= What the exercise asks =
Write out again, word for word, the lines below from the line that holds "Convert this diagram to TikZ code." through the line that holds "(0,0) rectangle (1683,1351);", omitting pictures.

= Data listing =
====

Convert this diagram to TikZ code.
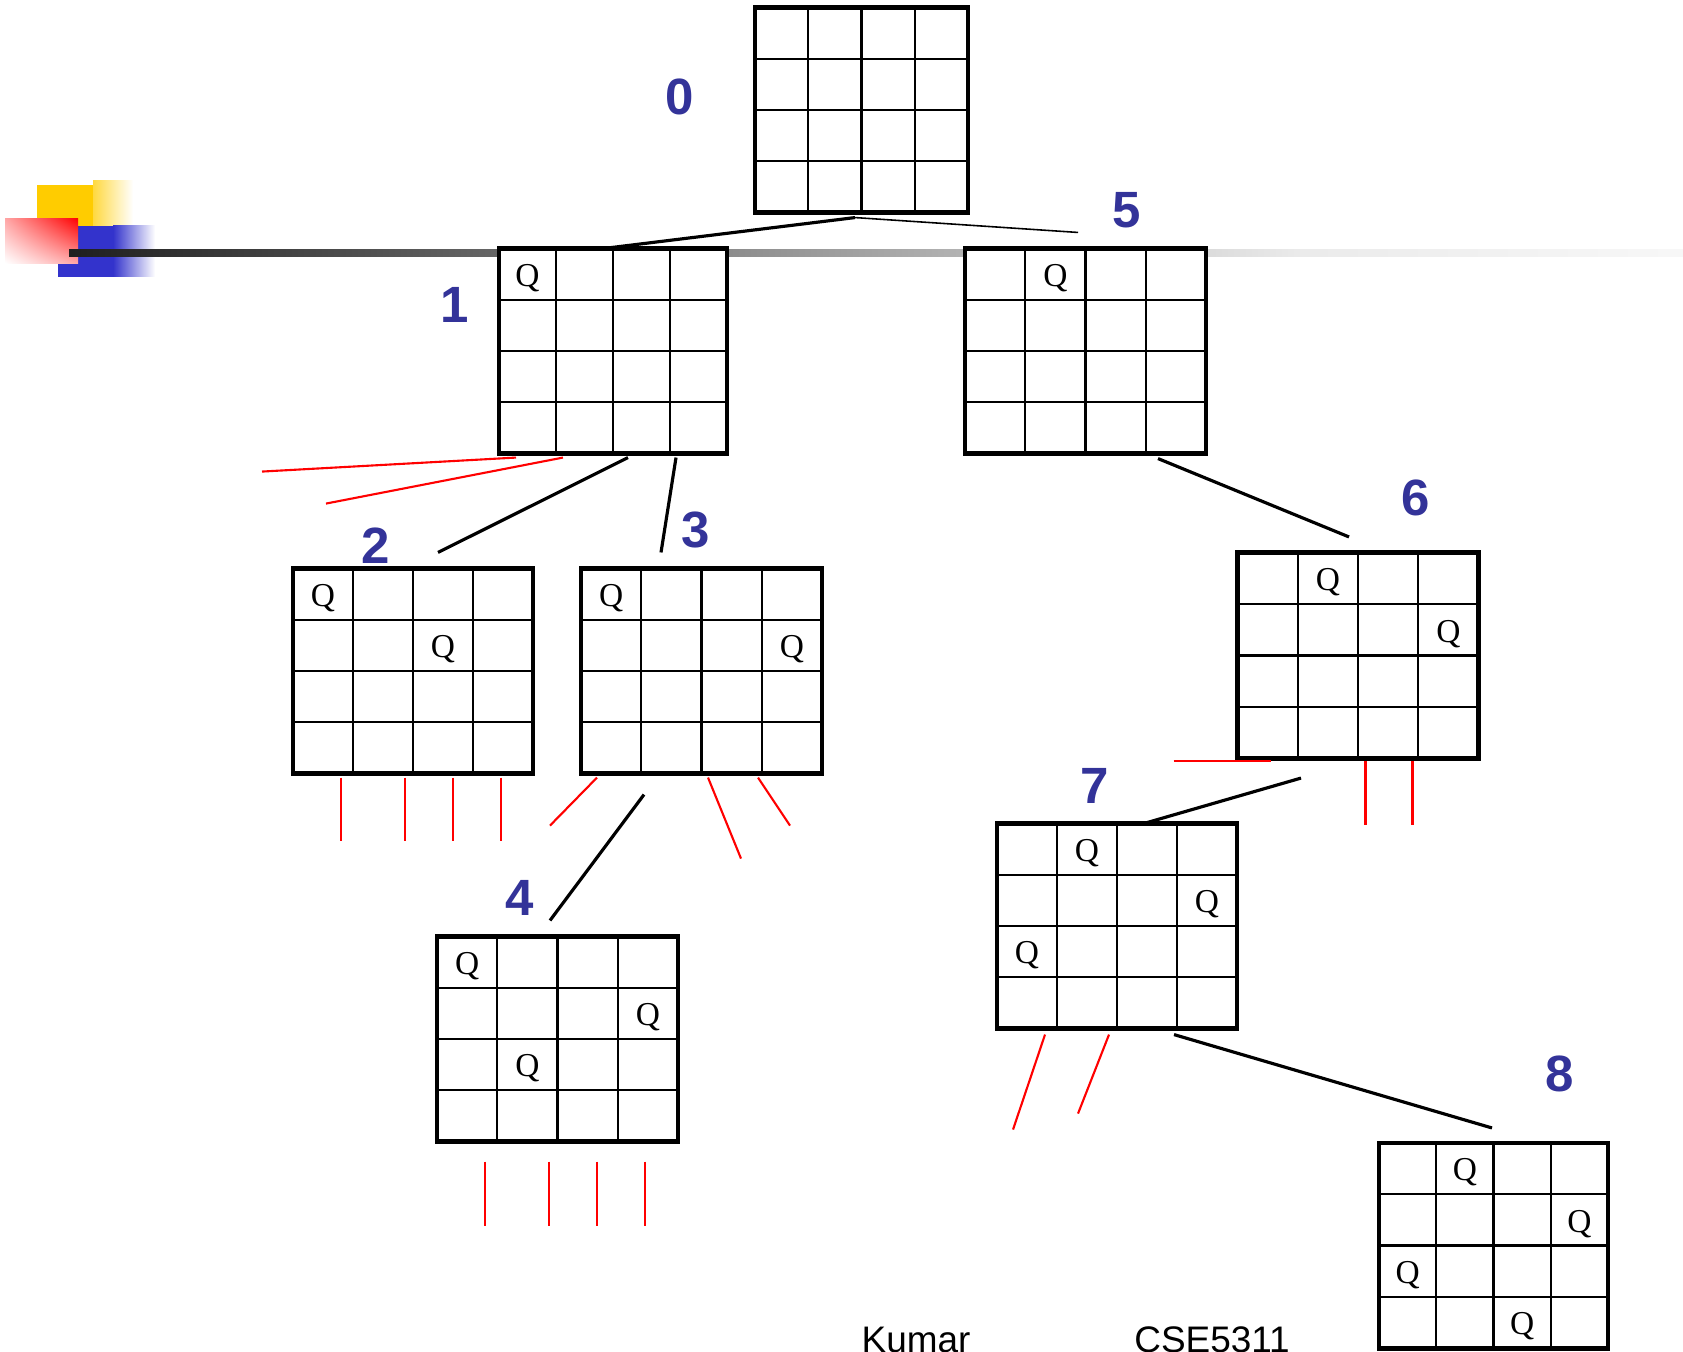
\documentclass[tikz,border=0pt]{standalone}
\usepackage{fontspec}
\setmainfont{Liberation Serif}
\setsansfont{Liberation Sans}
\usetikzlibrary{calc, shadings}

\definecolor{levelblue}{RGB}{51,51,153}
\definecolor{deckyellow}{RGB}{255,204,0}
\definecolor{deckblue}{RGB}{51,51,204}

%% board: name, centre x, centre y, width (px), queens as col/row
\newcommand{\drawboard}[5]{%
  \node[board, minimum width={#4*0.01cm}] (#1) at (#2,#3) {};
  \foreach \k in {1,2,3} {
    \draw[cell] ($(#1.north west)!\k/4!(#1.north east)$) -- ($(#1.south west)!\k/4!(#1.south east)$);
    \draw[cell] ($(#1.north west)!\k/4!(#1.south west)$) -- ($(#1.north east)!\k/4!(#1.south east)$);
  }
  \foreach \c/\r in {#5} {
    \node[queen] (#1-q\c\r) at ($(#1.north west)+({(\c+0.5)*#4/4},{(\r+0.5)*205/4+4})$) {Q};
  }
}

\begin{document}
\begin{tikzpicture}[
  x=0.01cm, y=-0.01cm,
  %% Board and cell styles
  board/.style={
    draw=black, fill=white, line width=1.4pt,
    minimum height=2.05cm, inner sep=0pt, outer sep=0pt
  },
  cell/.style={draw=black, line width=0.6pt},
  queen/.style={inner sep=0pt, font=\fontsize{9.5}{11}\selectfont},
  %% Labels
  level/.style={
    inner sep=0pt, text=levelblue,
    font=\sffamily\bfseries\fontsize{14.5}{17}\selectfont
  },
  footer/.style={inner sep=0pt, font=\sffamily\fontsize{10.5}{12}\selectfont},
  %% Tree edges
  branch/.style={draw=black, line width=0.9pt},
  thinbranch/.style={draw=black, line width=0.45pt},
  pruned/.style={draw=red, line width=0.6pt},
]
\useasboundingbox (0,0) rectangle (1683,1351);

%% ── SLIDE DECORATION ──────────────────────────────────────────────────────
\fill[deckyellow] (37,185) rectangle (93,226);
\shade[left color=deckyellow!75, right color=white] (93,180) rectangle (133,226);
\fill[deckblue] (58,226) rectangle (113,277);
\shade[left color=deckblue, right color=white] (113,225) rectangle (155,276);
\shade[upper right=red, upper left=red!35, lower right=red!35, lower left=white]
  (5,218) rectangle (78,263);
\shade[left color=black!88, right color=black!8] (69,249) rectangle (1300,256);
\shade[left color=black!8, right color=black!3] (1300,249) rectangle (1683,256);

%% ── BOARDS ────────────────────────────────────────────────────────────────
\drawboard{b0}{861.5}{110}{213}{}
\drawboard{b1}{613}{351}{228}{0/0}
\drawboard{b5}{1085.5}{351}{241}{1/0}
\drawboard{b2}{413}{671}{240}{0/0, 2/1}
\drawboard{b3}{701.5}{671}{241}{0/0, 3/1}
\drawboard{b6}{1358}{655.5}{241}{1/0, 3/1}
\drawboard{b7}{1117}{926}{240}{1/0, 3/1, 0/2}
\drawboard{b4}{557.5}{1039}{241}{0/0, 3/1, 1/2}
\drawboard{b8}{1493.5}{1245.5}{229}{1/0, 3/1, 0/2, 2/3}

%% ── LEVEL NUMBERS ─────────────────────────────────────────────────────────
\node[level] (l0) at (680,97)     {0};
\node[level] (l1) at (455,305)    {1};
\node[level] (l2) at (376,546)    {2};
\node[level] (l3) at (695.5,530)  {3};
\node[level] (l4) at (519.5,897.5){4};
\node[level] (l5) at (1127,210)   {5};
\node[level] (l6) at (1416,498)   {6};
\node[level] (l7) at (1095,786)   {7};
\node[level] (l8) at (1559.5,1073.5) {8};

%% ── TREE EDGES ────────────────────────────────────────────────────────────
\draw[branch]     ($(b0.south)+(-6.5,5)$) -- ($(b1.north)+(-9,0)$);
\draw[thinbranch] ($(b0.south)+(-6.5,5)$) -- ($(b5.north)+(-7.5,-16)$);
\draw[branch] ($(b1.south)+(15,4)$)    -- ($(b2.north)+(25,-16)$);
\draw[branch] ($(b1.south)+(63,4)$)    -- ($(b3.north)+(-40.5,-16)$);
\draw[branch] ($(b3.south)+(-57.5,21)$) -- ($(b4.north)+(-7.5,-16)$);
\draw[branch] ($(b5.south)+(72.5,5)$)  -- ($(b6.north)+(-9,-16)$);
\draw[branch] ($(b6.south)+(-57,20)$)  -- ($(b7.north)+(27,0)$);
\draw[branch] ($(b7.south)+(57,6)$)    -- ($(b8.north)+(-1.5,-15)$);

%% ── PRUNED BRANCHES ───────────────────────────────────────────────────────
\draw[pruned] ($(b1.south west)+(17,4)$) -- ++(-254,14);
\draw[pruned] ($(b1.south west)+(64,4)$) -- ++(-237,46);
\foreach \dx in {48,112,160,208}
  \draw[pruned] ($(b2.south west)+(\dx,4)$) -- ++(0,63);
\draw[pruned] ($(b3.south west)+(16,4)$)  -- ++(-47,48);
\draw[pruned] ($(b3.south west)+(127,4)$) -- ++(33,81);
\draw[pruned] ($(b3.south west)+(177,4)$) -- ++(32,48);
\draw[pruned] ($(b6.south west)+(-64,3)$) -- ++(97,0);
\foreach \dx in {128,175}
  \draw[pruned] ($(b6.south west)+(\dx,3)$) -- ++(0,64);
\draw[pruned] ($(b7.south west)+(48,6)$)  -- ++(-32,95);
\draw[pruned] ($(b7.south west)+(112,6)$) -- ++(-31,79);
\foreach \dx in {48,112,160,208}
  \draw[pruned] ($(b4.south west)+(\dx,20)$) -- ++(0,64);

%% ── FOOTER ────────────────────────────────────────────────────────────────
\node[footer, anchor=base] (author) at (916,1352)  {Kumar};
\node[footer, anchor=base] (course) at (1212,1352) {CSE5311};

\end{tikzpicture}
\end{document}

====

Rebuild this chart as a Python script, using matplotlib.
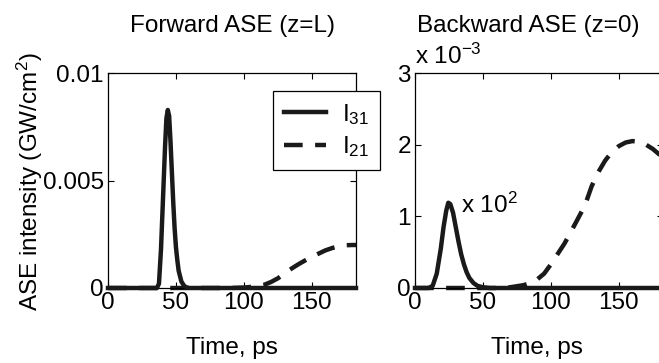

====

= The completed task =
Convert this diagram to TikZ code.
\documentclass[tikz,border=0pt]{standalone}
\usepackage{fontspec}
\setmainfont{Liberation Serif}
\setsansfont{Liberation Sans}
\usetikzlibrary{calc, shadings}

\definecolor{levelblue}{RGB}{51,51,153}
\definecolor{deckyellow}{RGB}{255,204,0}
\definecolor{deckblue}{RGB}{51,51,204}

%% board: name, centre x, centre y, width (px), queens as col/row
\newcommand{\drawboard}[5]{%
  \node[board, minimum width={#4*0.01cm}] (#1) at (#2,#3) {};
  \foreach \k in {1,2,3} {
    \draw[cell] ($(#1.north west)!\k/4!(#1.north east)$) -- ($(#1.south west)!\k/4!(#1.south east)$);
    \draw[cell] ($(#1.north west)!\k/4!(#1.south west)$) -- ($(#1.north east)!\k/4!(#1.south east)$);
  }
  \foreach \c/\r in {#5} {
    \node[queen] (#1-q\c\r) at ($(#1.north west)+({(\c+0.5)*#4/4},{(\r+0.5)*205/4+4})$) {Q};
  }
}

\begin{document}
\begin{tikzpicture}[
  x=0.01cm, y=-0.01cm,
  %% Board and cell styles
  board/.style={
    draw=black, fill=white, line width=1.4pt,
    minimum height=2.05cm, inner sep=0pt, outer sep=0pt
  },
  cell/.style={draw=black, line width=0.6pt},
  queen/.style={inner sep=0pt, font=\fontsize{9.5}{11}\selectfont},
  %% Labels
  level/.style={
    inner sep=0pt, text=levelblue,
    font=\sffamily\bfseries\fontsize{14.5}{17}\selectfont
  },
  footer/.style={inner sep=0pt, font=\sffamily\fontsize{10.5}{12}\selectfont},
  %% Tree edges
  branch/.style={draw=black, line width=0.9pt},
  thinbranch/.style={draw=black, line width=0.45pt},
  pruned/.style={draw=red, line width=0.6pt},
]
\useasboundingbox (0,0) rectangle (1683,1351);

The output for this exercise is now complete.